E il copione è stato lo stesso anche contro la Svizzera. Già sotto di due reti, Spalletti non ha inserito Retegui fino a metà secondo tempo, Pellegrini e Cambiaso che non hanno messo piede in campo fino al 75esimo, a partita ormai compromessa, mentre Frattesi ha dovuto aspettare addirittura l’86esimo prima di fare il suo ingresso. Quella dei cambi tardivi è stata una scelta/abitudine che Spalletti ha portato avanti per tutto l’Europeo, e anche questa è frutto della sua incertezza totale, dei dubbi di tattica, di modulo e di uomini, che il ct non ha mai saputo risolvere. Non c’è modo di sapere se anticipare le sostituzioni avrebbe davvero cambiato le cose, ma fa male anche solo tornare a casa con questo dubbio.

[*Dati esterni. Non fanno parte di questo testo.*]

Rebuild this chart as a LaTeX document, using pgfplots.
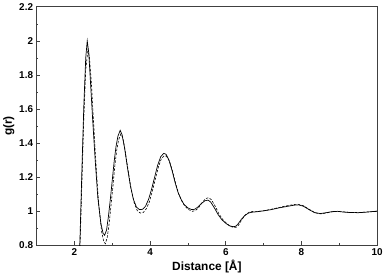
\documentclass[border=0pt]{standalone}
\usepackage{fontspec}
\setmainfont{Liberation Sans}
\usepackage{pgfplots}
\pgfplotsset{compat=1.18}
\begin{document}
\begin{tikzpicture}
\begin{axis}[
  scale only axis,
  width=344pt, height=241pt,
  xmin=1, xmax=10, ymin=0.8, ymax=2.2,
  xtick={2,4,6,8,10}, minor xtick={1,3,5,7,9},
  ytick={0.8,1,1.2,1.4,1.6,1.8,2,2.2}, minor ytick={0.9,1.1,1.3,1.5,1.7,1.9,2.1},
  tick align=inside, tick pos=left,
  major tick length=4pt, minor tick length=2pt,
  axis line style={black!75, line width=0.8pt},
  every tick/.style={black!75, line width=0.6pt},
  /pgf/number format/assume math mode=true,
  ticklabel style={font=\fontsize{10}{12}\selectfont\bfseries},
  xlabel={Distance [Å]}, ylabel={g(r)},
  label style={font=\fontsize{12}{14}\selectfont\bfseries},
  xlabel style={yshift=3pt},
  ylabel style={yshift=-2pt},
  clip=true,
]
\addplot[black, line width=0.7pt] coordinates {
(1,0) (2.05,0) (2.10,0.50) (2.15,0.85) (2.20,1.25) (2.25,1.62) (2.30,1.90) (2.34,2.00) (2.38,1.93)
(2.42,1.78) (2.48,1.55) (2.55,1.30) (2.62,1.08) (2.70,0.93) (2.76,0.87) (2.80,0.86)
(2.85,0.89) (2.90,0.97) (2.95,1.07) (3.00,1.18) (3.05,1.29) (3.10,1.38) (3.15,1.44)
(3.21,1.475) (3.26,1.45) (3.32,1.38) (3.40,1.26) (3.48,1.15) (3.56,1.07) (3.64,1.025)
(3.72,1.01) (3.80,1.012) (3.88,1.03) (3.96,1.07) (4.04,1.13) (4.12,1.20) (4.20,1.27)
(4.28,1.32) (4.36,1.34) (4.42,1.335) (4.50,1.30) (4.58,1.24) (4.66,1.17) (4.74,1.11)
(4.82,1.07) (4.90,1.04) (5.00,1.02) (5.10,1.01) (5.18,1.012) (5.26,1.025) (5.35,1.045)
(5.45,1.062) (5.53,1.066) (5.60,1.055) (5.70,1.02) (5.80,0.98) (5.90,0.95) (6.00,0.93)
(6.10,0.915) (6.20,0.91) (6.26,0.912) (6.32,0.925) (6.40,0.95) (6.50,0.975) (6.60,0.99)
(6.70,0.995) (6.80,0.997) (6.90,1.0) (7.00,1.003) (7.20,1.01) (7.40,1.02) (7.60,1.028)
(7.80,1.036) (7.92,1.038) (8.05,1.03) (8.20,1.01) (8.35,0.992) (8.50,0.987) (8.65,0.992)
(8.80,0.998) (8.95,1.0) (9.10,0.996) (9.30,0.993) (9.50,0.992) (9.70,0.995) (9.85,0.998)
(10.0,1.0)
};
\addplot[black, line width=0.6pt, dashed, dash pattern=on 2.5pt off 1.5pt] coordinates {
(1,0) (2.05,0) (2.10,0.45) (2.15,0.80) (2.20,1.18) (2.25,1.55) (2.30,1.83) (2.36,1.95) (2.40,1.90)
(2.45,1.75) (2.50,1.55) (2.57,1.28) (2.64,1.05) (2.72,0.88) (2.78,0.82) (2.82,0.81)
(2.87,0.85) (2.92,0.93) (2.97,1.04) (3.02,1.15) (3.07,1.27) (3.12,1.36) (3.17,1.42)
(3.23,1.455) (3.28,1.43) (3.34,1.36) (3.42,1.24) (3.50,1.13) (3.58,1.05) (3.66,1.005)
(3.74,0.99) (3.82,0.993) (3.90,1.015) (3.98,1.055) (4.06,1.12) (4.14,1.19) (4.22,1.26)
(4.30,1.31) (4.38,1.327) (4.44,1.322) (4.52,1.29) (4.60,1.23) (4.68,1.16) (4.76,1.10)
(4.84,1.06) (4.92,1.03) (5.02,1.01) (5.12,1.0) (5.20,1.005) (5.28,1.02) (5.37,1.05)
(5.47,1.075) (5.55,1.08) (5.62,1.068) (5.72,1.03) (5.82,0.985) (5.92,0.952) (6.02,0.93)
(6.12,0.912) (6.22,0.905) (6.28,0.907) (6.34,0.92) (6.42,0.95) (6.52,0.98) (6.62,0.995)
(6.72,1.0) (6.85,1.0) (7.00,1.003) (7.20,1.012) (7.40,1.022) (7.60,1.032) (7.80,1.04)
(7.90,1.042) (8.05,1.033) (8.20,1.012) (8.35,0.993) (8.50,0.985) (8.65,0.99) (8.80,0.997)
(8.95,1.0) (9.10,0.997) (9.30,0.993) (9.50,0.993) (9.70,0.996) (9.85,0.998) (10.0,1.002)
};
\end{axis}
\end{tikzpicture}
\end{document}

La sintesi di Svizzera-Italia 2-0
Ora però non mettiamo in discussione un intero movimento
Ogni volta che l’Italia fa flop in un grande torneo, il leitmotiv della mancanza di talento è il primo a presentarsi. I club non investono nei vivai; oppure investono troppo sugli stranieri; o ancora non si alleva più il talento come una volta. Spesso frasi fatte, ancora più spesso stereotipi, perché il calcio delle selezioni italiane, soprattutto a livello di Under, negli ultimi anni ha prodotto giocatori e risultati. Per spiegare la débâcle dell’Italia contro la Svizzera, una Nazionale che certamente sulla carta aveva in organico meno qualità della rosa degli Azzurri, non bisogna andare molto oltre questi novanta minuti: un’Italia senza uno straccio di idea, di certezza, di direzione.
Lo avevamo già detto dopo la partita contro la Croazia: ci era andata bene, ma i continui cambiamenti apportati da Spalletti rischiavano di partorire un’Italia informe e inconcludente. La dimostrazione più netta è arrivata in questo disastroso ottavo di finale, forse la peggior gara a eliminazione diretta che la Nazionale ha disputato in un grande torneo negli ultimi decenni. Serviva un’organizzazione che venisse messa al servizio della qualità: forse non sufficiente a vincere un Europeo, sicuramente non all’altezza delle grandi favorite, ma certamente viva, concreta, solamente in attesa di una forma che le desse la possibilità di sbocciare. Non è avvenuto, forse per le titubanze del ct, forse, come lo stesso Spalletti ha detto, perché serve più tempo. Ma la Nazionale non è questa roba qui. È molto meglio di così. Ricordiamocelo, prima di bocciare un intero movimento.